The most plausible explanations for the discount? Geographic risk concentration in West Africa. The complexity premium that markets love to slap on multi-jurisdiction miners versus simpler single-asset peers. San Jose's approaching exhaustion creating a visible production cliff in that one asset. And just the structural tendency for smaller-cap gold producers to trade at lower multiples than large-cap royalty companies or major producers, regardless of what the underlying economics actually look like. None of these factors is irrational on its own. But stacked together, they look like they're creating a discount that overshoots the actual fundamental risk - which is precisely the sort of mispricing that value investors are supposed to live for.

Even at the consensus analyst target of $6.28, Fortuna would trade at roughly 10x forward earnings. Still not expensive for a company with Seguela's growth profile. And well below what comparable single-asset West African gold producers have historically commanded.

Key Risks to Monitor

⚠️ West Africa Political and Security Risk

Burkina Faso, where Fortuna operates the Yaramoko mine, has been a mess - military government, active insurgent activity in parts of the country, genuine instability. Cote d'Ivoire is considerably more stable but not without its own issues. Any serious deterioration in security at either location could force operational disruptions, inflate security costs, or in a worst case require temporary or permanent mine closure. This is real risk, not some line item you can wave away in a footnote.

💰 Gold Price Reversal

The entire bull case for FSM leans heavily on gold prices staying at or above current levels, or climbing further as the institutional consensus expects. But gold is volatile - it always has been. A meaningful reversal driven by, say, a stronger dollar, a surprise reversal of the Fed's rate-cutting cycle, or a sudden de-escalation of geopolitical tensions would compress Fortuna's margins and almost certainly drag the share price with it. The current gold environment is favourable. That is not the same thing as guaranteed.

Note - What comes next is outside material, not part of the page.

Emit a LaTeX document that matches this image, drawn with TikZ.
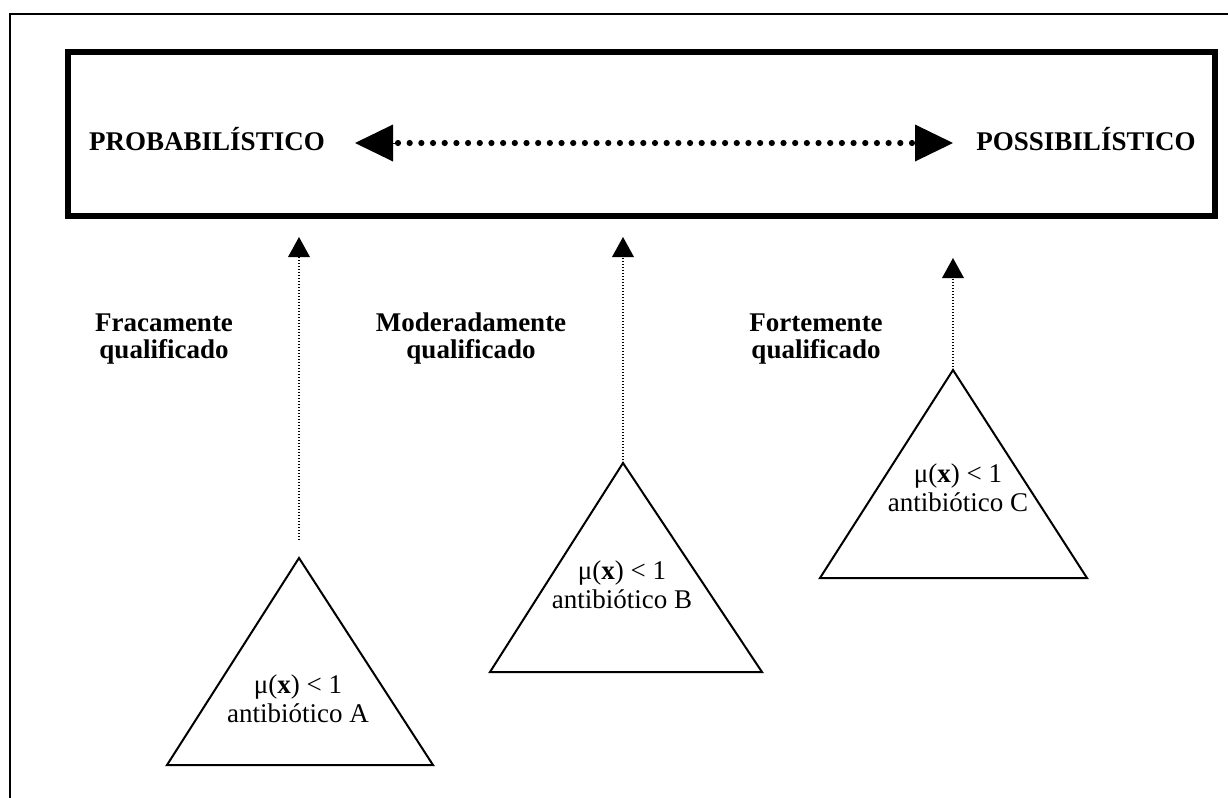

🏭 San Jose Reserve Exhaustion

San Jose is in its last year of commercial reserves and will stop producing soon. Known, modelled, already priced in by analysts. Still - the actual wind-down creates a transition period where consolidated group production dips before Seguela's growth ramp fully compensates. Expect a 2025 production decline on a consolidated basis. Not a surprise, but something to keep in the back of your mind when reading quarterly numbers next year.

🔬 Exploration Execution Risk

Kingfisher at Seguela looks promising. But promising and proven are different words entirely. Early-stage exploration results can be inconsistent - those initial drill holes that seem to point at a massive resource sometimes fail to define the continuous mineralisation needed for an economic mine. The $13.5 million exploration budget at Seguela in 2024 is a real capital commitment against an uncertain payoff. Management's conviction looks well-founded so far, but the geological gods don't always cooperate.

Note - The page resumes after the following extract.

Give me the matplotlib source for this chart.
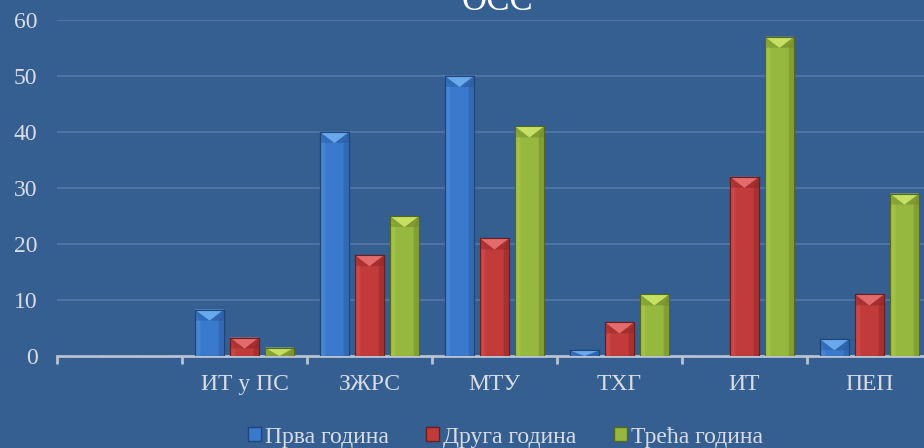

🇦🇷 Argentine Macroeconomic Risk

Lindero operates in Argentina. Full stop. That alone tells you there's peso depreciation risk, government policy risk on mining royalties, export duty risk, and currency control risk. Management has shown some skill navigating this environment, but Argentine macro risk is never something you can fully hedge away. It is a permanent feature of the Lindero asset, not a bug that eventually gets patched.

⚡ Power Supply Risk at Seguela

The Seguela plant managed through Cote d'Ivoire national grid disruptions in Q2 2024 - part of why they ran 36% above design capacity when power was available, essentially cramming output into whatever windows they got. If grid instability persists or gets worse, it could introduce production variability and force capital expenditure on backup power infrastructure. That adds cost and complexity to what is otherwise the best-performing asset in the entire portfolio.

The Investment Case in Summary

📋 Key Investment Takeaways

  • Exceptional valuation: At 7.66x forward P/E, FSM trades at a deep discount to its operating quality and the gold price environment. The analyst consensus target of $6.28 implies 32% upside without requiring any additional gold price appreciation beyond current levels
  • Seguela is the rerating catalyst: The flagship mine is operating 36% above design capacity in its first full year, actively growing its resource base through aggressive exploration, and sits on world-class geology with decades of production potential ahead of it
  • Strong financial foundation: $350 million in liquidity, net debt/EBITDA of just 0.2x, and an oversubscribed convertible notes offering show Fortuna has the capital base to fund growth without dilutive equity issuance - a luxury many mid-tier miners simply do not have
  • Gold macro tailwinds: Fed rate cuts, structurally elevated central bank buying, geopolitical risk premiums, and the ETF inflow recovery all point to a favourable multi-year backdrop for gold prices - and by extension, for Fortuna's margins
  • Operational leverage to gold: With AISC around $1,097 per ounce against spot gold at $2,657, Fortuna is pulling in approximately $1,560 per ounce in operating margin. Every $100 increase in gold adds roughly $46 million per year to operating cash flow at current production rates
  • Known risks are manageable: San Jose reserve exhaustion is fully baked into analyst models. West Africa geographic risk is real but partially diversified across jurisdictions. Argentine macro volatility is a known feature of Lindero, not some new development that blindsides anyone
📌 Disclaimer This article is for informational and educational purposes only. It does not constitute financial advice or a recommendation to buy, hold, or sell any security, including Fortuna Mining Corp. (FSM). All investment decisions should be made following independent research and, where appropriate, consultation with a qualified financial adviser. Financial data, stock prices, analyst targets, and production figures referenced reflect information available as of October 2024. Mining stocks carry significant operational, geological, political, commodity price, and currency risks that may result in the loss of all or part of invested capital. Past performance is not indicative of future results.